For countries that are not as strongly politically and economically aligned in the “West vs East” paradigm, the current fragmentation of global trade provides both opportunity and risk. One such region is Latin America, which has enjoyed significant investments from China whilst maintaining strong trade relations with the EU and the United States. Accordingly, economists argue that the region would be well-equipped to deal with mild scenarios of global trade fragmentation.  Latin America can potentially benefit if companies choose to relocate operations to the region, if the risks for trade disruptions are perceived as lower or to find alternative sources of key commodities, such as raw materials. However, in more extreme scenarios, where global trade is divided into competing blocks, not aligning with either block may result in the region losing access to important markets. This has already proven difficult in the development of 5G technology in the region, as countries are attempting to walk a fine line between complying with U.S. pressure to ban Huawei bids whilst maintaining strong relations with China, which has become the region's largest trading partner. This situation is not unique to Latin America; countries and regions worldwide that are not closely economically and politically aligned with a particular block are carefully navigating trade relations with multiple competing parties, all while avoiding being labelled a threat to national security by any of them. 

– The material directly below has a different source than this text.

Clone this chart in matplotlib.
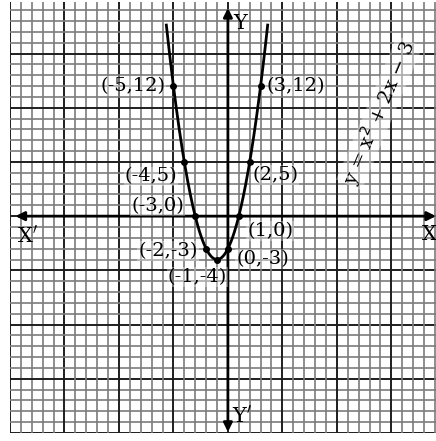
import matplotlib
matplotlib.use("Agg")
import matplotlib.pyplot as plt
import numpy as np

# points tabulated for y = x^2 + 2x - 3
xs = [-5, -4, -3, -2, -1, 0, 1, 2, 3]
ys = [12, 5, 0, -3, -4, -3, 0, 5, 12]
labels = ["(-5,12)", "(-4,5)", "(-3,0)", "(-2,-3)", "(-1,-4)",
          "(0,-3)", "(1,0)", "(2,5)", "(3,12)"]
# where each label sits relative to its point (dx, dy in points, ha, va)
offsets = [(-6, 0, "right", "center"),
           (-5, -4, "right", "top"),
           (-8, 1, "right", "bottom"),
           (-6, -2, "right", "center"),
           (-14, -6, "center", "top"),
           (6, -1, "left", "top"),
           (6, -4, "left", "top"),
           (2, -3, "left", "top"),
           (4, 0, "left", "center")]

x_curve_lo, x_curve_hi = -5.65, 3.65

plt.rcParams['font.family'] = ['DejaVu Serif']

fig = plt.figure(figsize=(4.36, 4.41), dpi=100)
ax = fig.add_axes([10 / 436, 8 / 441, 426 / 436, 431 / 441])
ax.set_xlim(-20, 19.1)
ax.set_ylim(-20, 19.75)
ax.axis("off")

# graph paper: 1 unit squares, darker line every 5
for v in range(-20, 21):
    major = v % 5 == 0
    c = "#1e1e1e" if major else "#7c7c7c"
    lw = 1.4 if major else 1.2
    ax.axvline(v, color=c, lw=lw, zorder=1)
    ax.axhline(v, color=c, lw=lw, zorder=1)

# axes with arrows
arrow = dict(arrowstyle="-|>", color="black", lw=2.0, mutation_scale=13,
             shrinkA=0, shrinkB=0)
ax.annotate("", xy=(19.1, 0), xytext=(0, 0), arrowprops=arrow, zorder=3)
ax.annotate("", xy=(-19.5, 0), xytext=(0, 0), arrowprops=arrow, zorder=3)
ax.annotate("", xy=(0, 19.2), xytext=(0, 0), arrowprops=arrow, zorder=3)
ax.annotate("", xy=(0, -19.9), xytext=(0, 0), arrowprops=arrow, zorder=3)

ax.text(-19.4, -0.8, "X$'$", ha="left", va="top", fontsize=15)
ax.text(17.8, -0.8, "X", ha="left", va="top", fontsize=15)
ax.text(0.5, 18.6, "Y", ha="left", va="top", fontsize=15)
ax.text(0.4, -17.4, "Y$'$", ha="left", va="top", fontsize=15)

# the parabola
xc = np.linspace(x_curve_lo, x_curve_hi, 300)
yc = xc ** 2 + 2 * xc - 3
ax.plot(xc, yc, color="black", lw=2.0, zorder=5)
ax.scatter(xs, ys, s=16, color="black", zorder=6)

for x, y, t, (dx, dy, ha, va) in zip(xs, ys, labels, offsets):
    ax.annotate(t, (x, y), xytext=(dx, dy), textcoords="offset points",
                ha=ha, va=va, fontsize=14, zorder=7,
                bbox=dict(boxstyle="square,pad=0.05", fc="white", ec="none", alpha=0.35))

ax.text(13.9, 9.5, "y = x$^2$ + 2x \u2212 3", rotation=67, ha="center", va="center",
        fontsize=14, zorder=7, rotation_mode="anchor",
        bbox=dict(boxstyle="square,pad=0.05", fc="white", ec="none", alpha=0.35))

fig.savefig("out.png", dpi=100, facecolor="white")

There is cause for hope and concern. Trade is as important as ever, yet the direction of current policy trends and political rhetoric could potentially have disastrous consequences. As the line between trade issues and national security continues to blur amidst rising geopolitical tensions and an increasing number of countries adopting protectionist measures, it is crucial to start questioning what the long-term goals actually are. Economically, the policies evidently do not make much sense. Politically, the effects are seemingly desirable, both domestically as nationalism is on the rise and internationally to show assertiveness against geopolitical adversaries. It would be naive to suggest uncompromising free trade is the be-all and end-all with the existence of prevalent national security concerns and increasing geopolitical uncertainty. However, these policies mark a clear departure from an era of free trade and globalisation and are part of a larger move towards a multipolar and fragmented world in a time where humanity faces increasingly complex and existential challenges which require global cooperation. In the past, we have seen how trade can build bridges between countries. Today, we are seeing how trade is used as a tool to burn them.